- Born: Tamim Yahuza Shaban 4 February 1980 (age 46) Nassarawa, Kano
- Citizenship: Nigeria
- Education: Diploma in Film Production
- Alma mater: Yusuf Maitama Sule University, Kano
- Occupations: Singer, dancer, film producer and actor
- Known for: Musics
- Television: Dandalin Taurari Arewa 24
- Website: http://bluesoundmultimedia.com

= TY Shaban =

Tamim Yahuza Shaban popularly known as TY Shaban or Shaba was a Nigerian singer, actor, dancer, TV Presenter, and film producer in the Northern Nigerian film industry popularly known as Kannywood.

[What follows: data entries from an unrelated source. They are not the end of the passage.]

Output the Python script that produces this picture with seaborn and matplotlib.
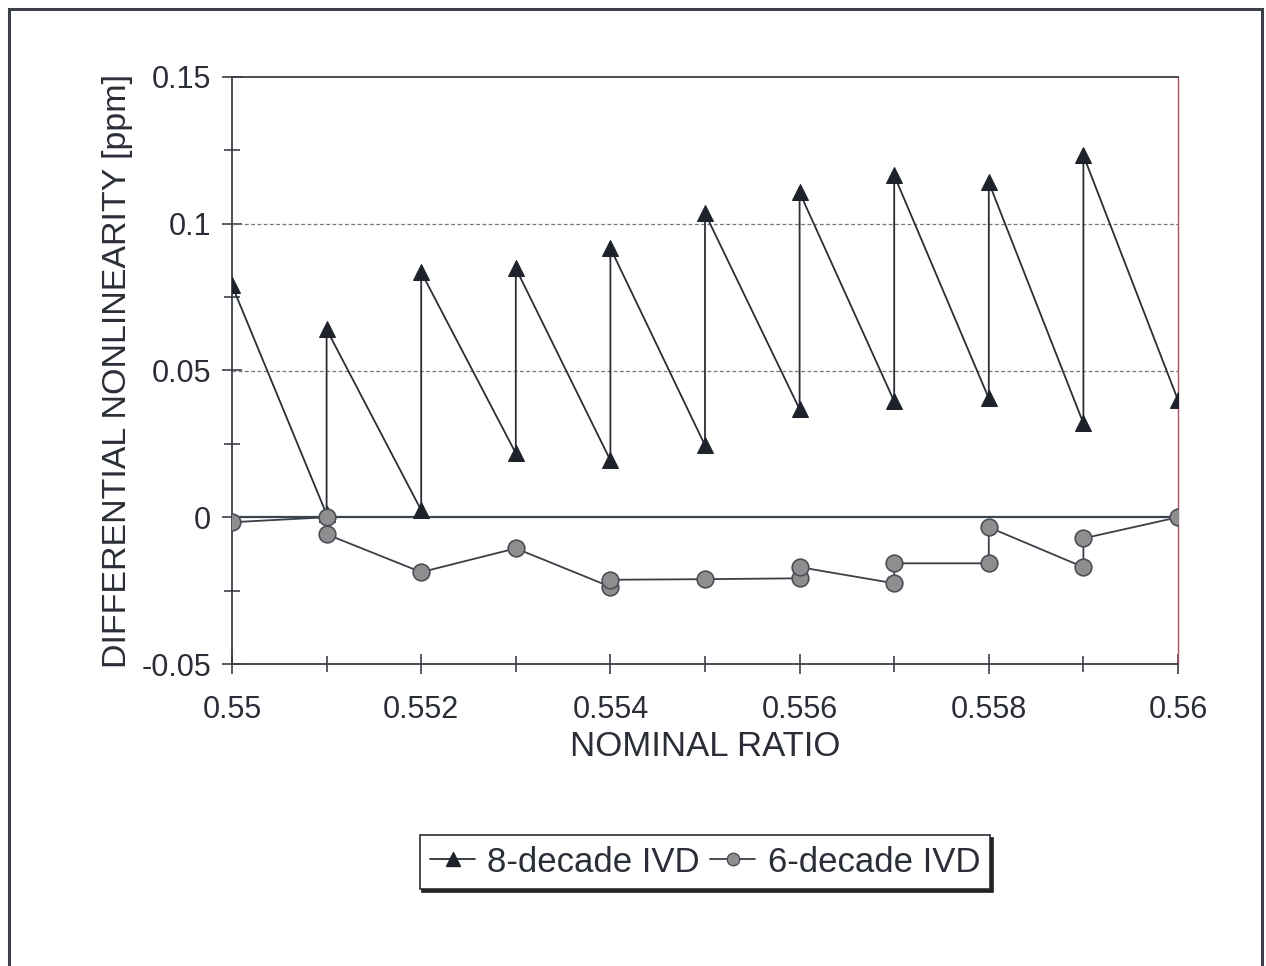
import matplotlib
matplotlib.use("Agg")
import matplotlib.pyplot as plt
import seaborn as sns
import pandas as pd
from matplotlib.patches import Rectangle
from matplotlib.lines import Line2D
from matplotlib.ticker import MultipleLocator, FixedLocator, FuncFormatter

# ---- data ----
x8 = [0.550, 0.551, 0.551, 0.552, 0.552, 0.553, 0.553, 0.554, 0.554, 0.555,
      0.555, 0.556, 0.556, 0.557, 0.557, 0.558, 0.558, 0.559, 0.559, 0.560]
y8 = [0.079, 0.001, 0.064, 0.0024, 0.0835, 0.0218, 0.0848, 0.0194, 0.0917, 0.0245,
      0.1036, 0.0368, 0.1107, 0.0395, 0.1165, 0.0405, 0.1141, 0.032, 0.1233, 0.0399]

x6 = [0.550, 0.551, 0.551, 0.552, 0.553, 0.554, 0.554, 0.555, 0.556, 0.556,
      0.557, 0.557, 0.558, 0.558, 0.559, 0.559, 0.560]
y6 = [-0.0017, 0.0, -0.0058, -0.0187, -0.0106, -0.0237, -0.0213, -0.0211, -0.0208, -0.0170,
      -0.0225, -0.0157, -0.0157, -0.0034, -0.0170, -0.0072, 0.0]

series_names = ["8-decade IVD", "6-decade IVD"]
x_label = "NOMINAL RATIO"
y_label = "DIFFERENTIAL NONLINEARITY [ppm]"

df8 = pd.DataFrame({"x": x8, "y": y8})
df6 = pd.DataFrame({"x": x6, "y": y6})

sns.set_theme(style="white")
plt.rcParams["font.family"] = ["Liberation Sans", "DejaVu Sans"]

fig = plt.figure(figsize=(12.66, 9.66), dpi=100)
ax = fig.add_axes([232 / 1266, 1 - 664 / 966, (1178 - 232) / 1266, (664 - 77) / 966])

# outer frame
fig.patches.append(Rectangle((9 / 1266, -0.01), (1262 - 9) / 1266, 1 - 9 / 966 + 0.01,
                             transform=fig.transFigure, fill=False,
                             edgecolor="#3a3f48", linewidth=2.2, zorder=0))

ax.set_xlim(0.55, 0.56)
ax.set_ylim(-0.05, 0.15)

# gridlines and zero line
for g in [0.05, 0.1]:
    ax.axhline(g, color="#777777", linestyle=(0, (3, 2)), linewidth=0.9, zorder=1)
ax.axhline(0, color="#3a4550", linewidth=1.6, zorder=1)

sns.lineplot(data=df8, x="x", y="y", sort=False, estimator=None, ax=ax,
             color="#2a2e36", linewidth=1.3, marker="^", markersize=12,
             markeredgecolor="#1e222a", markerfacecolor="#1e222a", zorder=3)
sns.lineplot(data=df6, x="x", y="y", sort=False, estimator=None, ax=ax,
             color="#3a3f48", linewidth=1.3, marker="o", markersize=12,
             markeredgecolor="#4a4f58", markerfacecolor="#8e8e8e",
             markeredgewidth=1.2, zorder=3)

# spines
for s in ["left", "bottom", "top"]:
    ax.spines[s].set_color("#3a3f48")
    ax.spines[s].set_linewidth(1.3)
ax.spines["right"].set_color("#b05060")
ax.spines["right"].set_linewidth(1.0)

# ticks
ax.xaxis.set_major_locator(FixedLocator([0.550, 0.552, 0.554, 0.556, 0.558, 0.560]))
ax.xaxis.set_minor_locator(FixedLocator([0.551, 0.553, 0.555, 0.557, 0.559]))
ax.yaxis.set_major_locator(MultipleLocator(0.05))
ax.yaxis.set_minor_locator(MultipleLocator(0.025))

def fmt(v, pos):
    s = f"{v:.3f}".rstrip("0").rstrip(".")
    if s in ("-0", ""):
        s = "0"
    return s

ax.xaxis.set_major_formatter(FuncFormatter(fmt))
ax.yaxis.set_major_formatter(FuncFormatter(fmt))
ax.tick_params(axis="both", which="major", direction="inout", length=14, width=1.2,
               color="#3a3f48", labelsize=22, labelcolor="#2a2e36", pad=8)
ax.tick_params(axis="both", which="minor", direction="inout", length=11, width=1.2,
               color="#3a3f48")
ax.tick_params(axis="x", which="both", bottom=True, top=False)
ax.tick_params(axis="y", which="both", left=True, right=False)
ax.tick_params(axis="x", which="major", pad=15)

ax.set_xlabel(x_label, fontsize=25, color="#2a2e36", labelpad=4)
ax.set_ylabel(y_label, fontsize=24.5, color="#2a2e36", labelpad=6)

# legend with shadow
handles = [
    Line2D([], [], color="#2a2e36", linewidth=1.3, marker="^", markersize=10,
           markerfacecolor="#1e222a", markeredgecolor="#1e222a"),
    Line2D([], [], color="#3a3f48", linewidth=1.3, marker="o", markersize=9,
           markerfacecolor="#8e8e8e", markeredgecolor="#4a4f58"),
]
leg = fig.legend(handles, series_names, loc="center", bbox_to_anchor=(705 / 1266, 1 - 862 / 966),
                 ncol=2, fontsize=25, frameon=True, fancybox=False, shadow={"color": "#222222", "alpha": 1.0},
                 handlelength=1.3, handletextpad=0.35, columnspacing=0.3, borderpad=0.3,
                 edgecolor="#2a2e36", labelcolor="#2a2e36")
leg.get_frame().set_linewidth(1.2)

fig.savefig("out.png", dpi=100, facecolor="white")
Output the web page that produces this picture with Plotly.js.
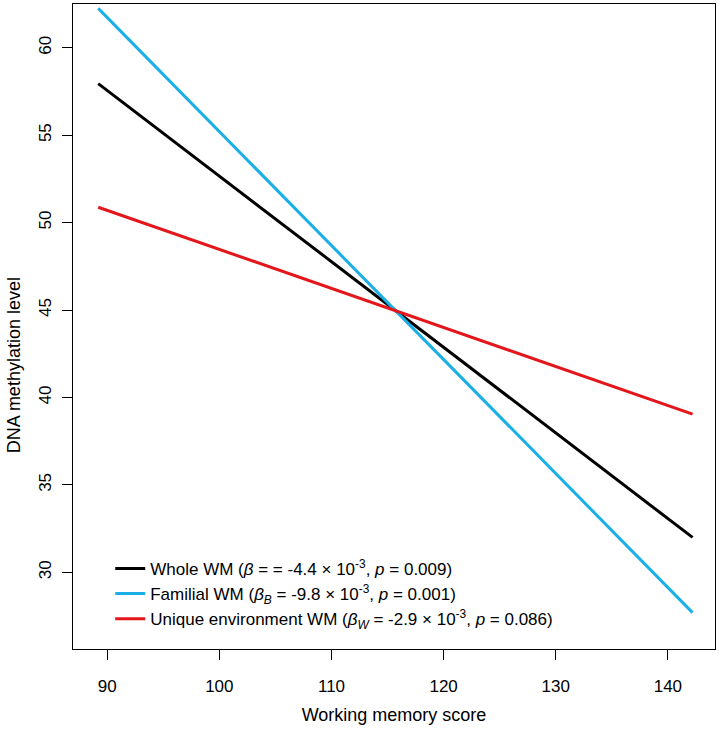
<!DOCTYPE html>
<html>
<head>
<meta charset="utf-8">
<script src="https://cdn.plot.ly/plotly-3.0.1.min.js"></script>
<style>body{margin:0;padding:0;background:#fff}#chart{width:719px;height:730px}</style>
</head>
<body>
<div id="chart"></div>
<script>
// Fitted lines: endpoints
const xEnds = [89.2, 142.2];
const wholeY = [57.95, 32.0];
const familialY = [62.25, 27.7];
const uniqueY = [50.88, 39.05];

const seriesNames = [
  "Whole WM (<i>β</i> = = -4.4 × 10<sup>-3</sup>, <i>p</i> = 0.009)",
  "Familial WM (<i>β<sub>B</sub></i> = -9.8 × 10<sup>-3</sup>, <i>p</i> = 0.001)",
  "Unique environment WM (<i>β<sub>W</sub></i> = -2.9 × 10<sup>-3</sup>, <i>p</i> = 0.086)"
];
const seriesColors = ["#000000", "#1AAFE6", "#E3161B"];

const xTicks = [90, 100, 110, 120, 130, 140];
const yTicks = [30, 35, 40, 45, 50, 55, 60];
const xTitle = "Working memory score";
const yTitle = "DNA methylation level";

const ys = [wholeY, familialY, uniqueY];
const traces = ys.map((y, i) => ({
  x: xEnds, y: y, type: "scatter", mode: "lines",
  name: seriesNames[i], legendgroup: "g" + i,
  line: {color: seriesColors[i], width: 3},
  hoverinfo: "skip"
}));

const font = {family: "Liberation Sans, Arial, sans-serif", color: "#000"};

const layout = {
  width: 719, height: 730,
  margin: {l: 73, r: 4, t: 4, b: 81},
  paper_bgcolor: "#fff", plot_bgcolor: "#fff",
  font: Object.assign({size: 17}, font),
  showlegend: true,
  legend: {
    x: 0.058, y: 0.152, xanchor: "left", yanchor: "top",
    bgcolor: "rgba(0,0,0,0)", borderwidth: 0,
    font: Object.assign({size: 17}, font),
    tracegroupgap: 3, traceorder: "normal"
  },
  xaxis: {
    range: [86.95, 144.2], tickvals: xTicks, ticktext: xTicks.map(String),
    ticks: "outside", ticklen: 10, tickwidth: 1, tickcolor: "#000",
    showline: true, linecolor: "#000", linewidth: 1, mirror: true,
    showgrid: false, zeroline: false,
    tickfont: Object.assign({size: 17}, font),
    ticklabelstandoff: 12,
    title: {text: xTitle, font: Object.assign({size: 18}, font), standoff: 12}
  },
  yaxis: {
    range: [25.62, 62.5], tickvals: yTicks, ticktext: yTicks.map(String),
    ticks: "outside", ticklen: 10, tickwidth: 1, tickcolor: "#000",
    showline: true, linecolor: "#000", linewidth: 1, mirror: true,
    showgrid: false, zeroline: false, tickangle: -90,
    tickfont: Object.assign({size: 17}, font),
    ticklabelstandoff: 4
  },
  annotations: [{
    text: yTitle, textangle: -90, showarrow: false,
    xref: "paper", yref: "paper", x: -0.092, y: 0.44,
    xanchor: "center", yanchor: "middle",
    font: Object.assign({size: 18}, font)
  }]
};

Plotly.newPlot("chart", traces, layout, {displayModeBar: false, staticPlot: true});
</script>
</body>
</html>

== Early life and education ==
Shaban was born on 4 February 1980 in the Nasarawa area of Nasarawa Local Government Area of Kano State, Nigeria. He attended Brigade Primary School, Junior Secondary School at Kano Teachers College and Senior Secondary School at Government Secondary School Stadium Duka in Kano. He studied Agriculture at the Federal College of Education (Technical) Bichi. He also studied Public Administration at Kano Polytechnic. He also did a Diploma in Film Production at Yusuf Maitama Sule University, Kano, both in Kano State. TY Shaban is a singer and filmmaker and Film producer at Northern Nigeria Cinema Kannywood. TY Shaban is the father of Sani TY Shaban (Freiiboi) a 16-year-old Hausa Hip-hop singer from Northern Nigeria.

== Music industry ==
Shaban was first known in the field of Hausa musics. His songs "Uwargida Ran Gida" and "Shaba zo Taho" are well-known because they have reached every part of Hausa land.

==Filmography==
- Fanan as MC (2021)
- Sarkin Barayi as Dumga (2020)
- Komai Nisan Dare as Munkaila (2019)
- Barazana as Brown (2019)
- Kawayen Amarya as Doctor Umar (2018)
- Kanwar Dubarudu (2017)
- Kowa Dalin (2016)
- Madubin Dubawa as Aboki 2 (2012)
- Komai Nisan Dare as associate producer (2019)
- Barazana as producer (2019).

== Film industry ==
After his music career, Shaban became involved in the film industry, appearing in films and becoming a producer. In 2019, BBC Hausa placed Shaban's film in the Top Ten of Hausa movies.